▸ INFORMATION PROVIDED
******************************

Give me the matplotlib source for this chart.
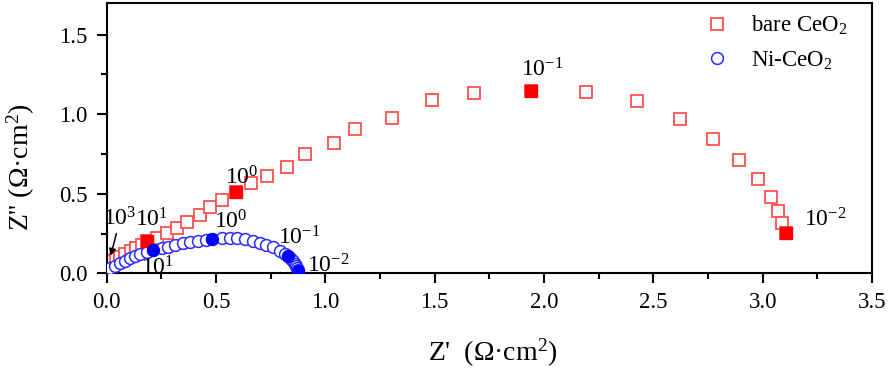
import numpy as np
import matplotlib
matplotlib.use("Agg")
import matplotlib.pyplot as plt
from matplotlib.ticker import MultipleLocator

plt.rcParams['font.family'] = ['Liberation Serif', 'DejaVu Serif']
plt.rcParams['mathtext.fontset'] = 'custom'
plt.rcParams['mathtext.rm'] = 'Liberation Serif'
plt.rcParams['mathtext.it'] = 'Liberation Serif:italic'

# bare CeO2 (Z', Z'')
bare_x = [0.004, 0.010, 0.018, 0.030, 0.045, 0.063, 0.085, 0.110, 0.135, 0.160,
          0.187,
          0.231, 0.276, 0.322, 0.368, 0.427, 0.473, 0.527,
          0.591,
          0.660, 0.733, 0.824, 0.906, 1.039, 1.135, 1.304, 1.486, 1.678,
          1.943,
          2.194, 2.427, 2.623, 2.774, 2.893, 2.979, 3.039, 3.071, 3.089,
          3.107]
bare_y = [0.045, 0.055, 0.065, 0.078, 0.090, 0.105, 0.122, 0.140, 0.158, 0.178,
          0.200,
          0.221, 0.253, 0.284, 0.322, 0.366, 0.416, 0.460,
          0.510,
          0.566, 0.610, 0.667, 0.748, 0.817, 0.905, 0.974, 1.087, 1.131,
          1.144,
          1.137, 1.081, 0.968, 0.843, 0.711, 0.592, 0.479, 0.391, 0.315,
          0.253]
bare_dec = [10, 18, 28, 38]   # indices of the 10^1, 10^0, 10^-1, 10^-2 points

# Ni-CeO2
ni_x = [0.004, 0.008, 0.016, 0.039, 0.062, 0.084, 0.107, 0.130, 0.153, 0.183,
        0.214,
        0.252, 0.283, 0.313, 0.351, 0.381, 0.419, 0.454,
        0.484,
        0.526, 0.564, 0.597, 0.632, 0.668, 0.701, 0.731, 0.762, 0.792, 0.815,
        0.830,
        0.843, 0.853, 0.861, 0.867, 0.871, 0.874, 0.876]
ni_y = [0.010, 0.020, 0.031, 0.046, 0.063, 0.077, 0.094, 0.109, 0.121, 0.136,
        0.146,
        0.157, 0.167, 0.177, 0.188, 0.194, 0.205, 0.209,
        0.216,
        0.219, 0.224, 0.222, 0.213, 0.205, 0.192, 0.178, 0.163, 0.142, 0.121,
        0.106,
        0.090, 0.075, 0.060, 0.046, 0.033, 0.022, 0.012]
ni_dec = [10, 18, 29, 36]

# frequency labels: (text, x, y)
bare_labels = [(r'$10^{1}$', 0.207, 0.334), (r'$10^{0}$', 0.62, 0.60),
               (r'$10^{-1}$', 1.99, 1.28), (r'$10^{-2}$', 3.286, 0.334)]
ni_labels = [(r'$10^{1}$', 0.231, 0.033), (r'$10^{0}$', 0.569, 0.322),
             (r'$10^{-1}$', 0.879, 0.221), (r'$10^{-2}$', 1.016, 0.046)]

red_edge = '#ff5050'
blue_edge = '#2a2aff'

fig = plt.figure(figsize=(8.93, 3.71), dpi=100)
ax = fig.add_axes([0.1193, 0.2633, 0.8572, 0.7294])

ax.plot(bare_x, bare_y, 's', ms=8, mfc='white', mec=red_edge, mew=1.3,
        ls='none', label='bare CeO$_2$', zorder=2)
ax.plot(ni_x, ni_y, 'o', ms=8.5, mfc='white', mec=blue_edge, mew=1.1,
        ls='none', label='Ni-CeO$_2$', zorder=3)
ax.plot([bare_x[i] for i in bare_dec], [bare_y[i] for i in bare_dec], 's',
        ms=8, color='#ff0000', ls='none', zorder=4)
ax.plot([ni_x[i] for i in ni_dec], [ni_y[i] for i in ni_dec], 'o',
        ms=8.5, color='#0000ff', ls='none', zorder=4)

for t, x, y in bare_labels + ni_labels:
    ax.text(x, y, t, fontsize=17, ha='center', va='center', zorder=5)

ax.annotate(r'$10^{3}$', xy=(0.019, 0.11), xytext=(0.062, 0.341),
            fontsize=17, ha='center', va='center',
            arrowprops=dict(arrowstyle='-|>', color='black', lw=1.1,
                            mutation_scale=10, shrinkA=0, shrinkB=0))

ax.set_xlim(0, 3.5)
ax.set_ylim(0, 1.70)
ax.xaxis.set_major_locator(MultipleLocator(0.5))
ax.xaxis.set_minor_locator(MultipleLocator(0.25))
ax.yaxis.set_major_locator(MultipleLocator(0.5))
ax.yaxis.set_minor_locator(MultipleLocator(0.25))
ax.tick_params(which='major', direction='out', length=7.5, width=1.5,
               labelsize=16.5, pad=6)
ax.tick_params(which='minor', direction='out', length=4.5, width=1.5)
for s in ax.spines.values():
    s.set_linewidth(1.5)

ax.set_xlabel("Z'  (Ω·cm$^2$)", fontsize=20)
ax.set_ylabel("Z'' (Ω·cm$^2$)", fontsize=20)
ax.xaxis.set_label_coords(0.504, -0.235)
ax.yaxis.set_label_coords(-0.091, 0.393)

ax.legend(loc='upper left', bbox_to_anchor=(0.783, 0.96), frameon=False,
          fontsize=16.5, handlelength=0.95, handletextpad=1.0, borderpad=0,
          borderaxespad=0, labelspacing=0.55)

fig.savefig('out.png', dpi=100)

******************************

▸ EXERCISE BRIEF
Return exactly what appears from the opening line of the material through the line with "plt.rcParams['mathtext.it'] = 'Liberation", apart from the pictures.

▸ REPLY
Give me the matplotlib source for this chart.
import numpy as np
import matplotlib
matplotlib.use("Agg")
import matplotlib.pyplot as plt
from matplotlib.ticker import MultipleLocator

plt.rcParams['font.family'] = ['Liberation Serif', 'DejaVu Serif']
plt.rcParams['mathtext.fontset'] = 'custom'
plt.rcParams['mathtext.rm'] = 'Liberation Serif'
plt.rcParams['mathtext.it'] = 'Liberation Serif:italic'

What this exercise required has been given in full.